Optimal Lower Bound for Itemset Frequency Indicator Sketches

TL;DR

This paper establishes a tight lower bound on the space complexity for itemset frequency indicator sketches, matching known upper bounds and advancing understanding of data summarization efficiency.

Contribution

It improves the lower bound on the space needed for itemset frequency sketches, specifically for pairs, aligning with existing upper bounds.

Findings

Lower bound of Ω(1/ε * d * log(εd)) bits for k=2

Matching upper bounds for ε ≥ 1/d^{0.99}

Bounds are tight for small ε, including 1/d

Abstract

Given a database, a common problem is to find the pairs or $k$-tuples of items that frequently co-occur.
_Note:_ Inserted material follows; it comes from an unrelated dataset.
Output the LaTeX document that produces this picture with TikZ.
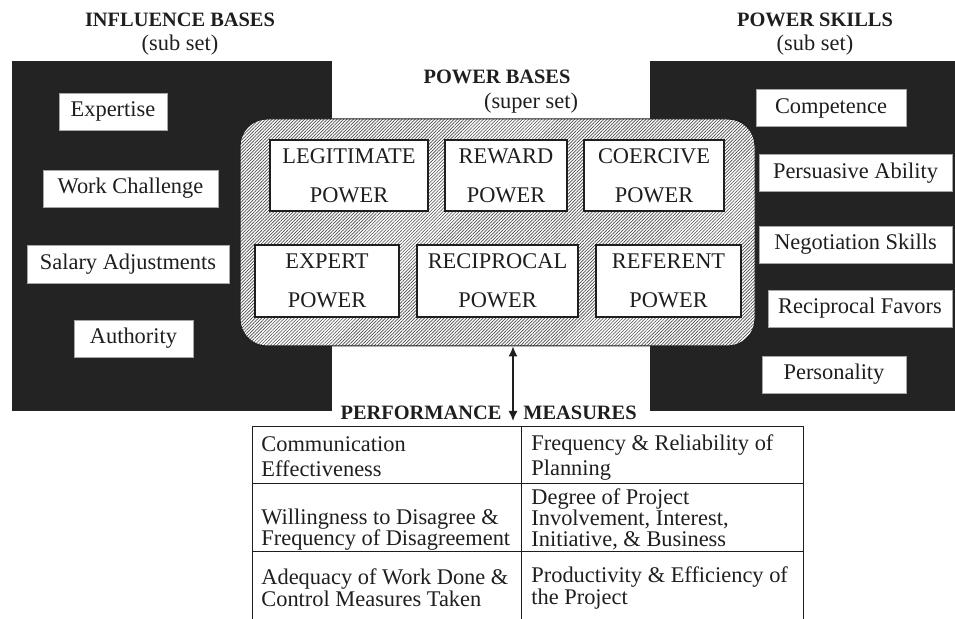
\documentclass[tikz,border=0pt]{standalone}
\usepackage{fontspec}
\setmainfont{Liberation Serif}
\usetikzlibrary{arrows.meta, patterns.meta}

\definecolor{ink}{HTML}{1E1E1E}
\definecolor{panel}{HTML}{232323}

\begin{document}
\begin{tikzpicture}[x=0.5pt, y=-0.5pt,
    >={Latex[length=5pt, width=4.5pt]},
    every node/.style={font=\fontsize{11.2}{13}\selectfont},
    title/.style={font=\fontsize{10.2}{12}\selectfont\bfseries, text=ink, inner sep=0pt},
    sub/.style={text=ink, inner sep=0pt},
    base/.style={draw=ink, fill=white, line width=0.7pt, align=center,
        inner sep=0pt, minimum height=35.5pt, text=ink,
        font=\fontsize{11.2}{19.5}\selectfont},
    item/.style={draw=gray!70, fill=white, line width=0.4pt, inner sep=0pt,
        minimum height=18.5pt, text height=7.5pt, text depth=2pt, text=ink},
    cell/.style={anchor=west, align=left, inner sep=0pt, text=ink}]

    \useasboundingbox (0,0) rectangle (955,619);

    % the two dark panels
    \fill[panel] (12,61) rectangle (332,411);
    \fill[panel] (650,61) rectangle (955,411);

    % hatched super set
    \node[draw=ink, line width=0.5pt, rounded corners=13.5pt,
        preaction={fill=white},
        pattern={Lines[angle=45, distance=1.15pt, line width=0.33pt]},
        pattern color=ink!80,
        minimum width=257.5pt, minimum height=113.5pt] (bases) at (497.5,232.5) {};

    \node[base, minimum width=79pt]   (legit) at (349,175.5) {LEGITIMATE\\POWER};
    \node[base, minimum width=61pt]   (reward) at (506,175.5) {REWARD\\POWER};
    \node[base, minimum width=70pt]   (coerce) at (654,175.5) {COERCIVE\\POWER};
    \node[base, minimum width=72pt, minimum height=36pt] (expert) at (327,281) {EXPERT\\POWER};
    \node[base, minimum width=80.5pt, minimum height=36pt] (recip) at (497.5,281) {RECIPROCAL\\POWER};
    \node[base, minimum width=72.5pt, minimum height=36pt] (refer) at (668.5,281) {REFERENT\\POWER};

    % influence bases
    \node[item, minimum width=54pt]   (expertise) at (113,111.5) {Expertise};
    \node[item, minimum width=87.5pt] (challenge) at (130.5,188.5) {Work Challenge};
    \node[item, minimum width=101pt, minimum height=19pt] (salary) at (128,264) {Salary Adjustments};
    \node[item, minimum width=59.5pt] (authority) at (133.5,338.5) {Authority};

    % power skills
    \node[item, minimum width=75pt]   (compet) at (831,108) {Competence};
    \node[item, minimum width=96.5pt] (persuade) at (855.5,173) {Persuasive Ability};
    \node[item, minimum width=96.5pt] (negot) at (855.5,244.5) {Negotiation Skills};
    \node[item, minimum width=92pt]   (favors) at (860,308.5) {Reciprocal Favors};
    \node[item, minimum width=72pt]   (person) at (834,374.5) {Personality};

    % headings
    \node[title] (infl) at (180,20) {INFLUENCE BASES};
    \node[sub] (inflsub) at (180,45) {(sub set)};
    \node[title] (skills) at (815,20) {POWER SKILLS};
    \node[sub] (skillsub) at (815,45) {(sub set)};
    \node[title] (pbases) at (497,77) {POWER BASES};
    \node[sub] (pbasesub) at (531,103) {(super set)};
    \node[title] (perf) at (421,413) {PERFORMANCE};
    \node[title] (meas) at (580,413) {MEASURES};

    % measures table
    \coordinate (tab) at (513,427);
    \draw[ink, line width=0.5pt] (252,619) -- (252,427) -- (803,427) -- (803,619)
        (252,484) -- (803,484) (252,552) -- (803,552) (521,427) -- (521,619);

    \node[cell, font=\fontsize{11.2}{12.5}\selectfont] (c11) at (261,457) {Communication\\Effectiveness};
    \node[cell, font=\fontsize{11.2}{12.5}\selectfont] (c12) at (531,458) {Frequency \& Reliability of\\Planning};
    \node[cell, font=\fontsize{11.2}{10.5}\selectfont] (c21) at (261,530) {Willingness to Disagree \&\\Frequency of Disagreement};
    \node[cell, font=\fontsize{11.2}{10.5}\selectfont] (c22) at (531,519) {Degree of Project\\Involvement, Interest,\\Initiative, \& Business};
    \node[cell, font=\fontsize{11.2}{11}\selectfont] (c31) at (261,588) {Adequacy of Work Done \&\\Control Measures Taken};
    \node[cell, font=\fontsize{11.2}{11}\selectfont] (c32) at (531,588) {Productivity \& Efficiency of\\the Project};

    \draw[<->, ink, line width=0.75pt, shorten >=3pt] (tab |- bases.south) -- (tab);
\end{tikzpicture}
\end{document}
One specific problem is to create a small space "sketch" of the data that records which $k$-tuples appear in more than an $\epsilon$ fraction of rows of the database. We improve the lower bound of Liberty, Mitzenmacher, and Thaler [LMT14], showing that $\Omega(\frac{1}{\epsilon}d \log (\epsilon d))$ bits are necessary even in the case of $k=2$. This matches the sampling upper bound for all $\epsilon \geq 1/d^{.99}$, and (in the case of $k=2$) another trivial upper bound for $\epsilon = 1/d$.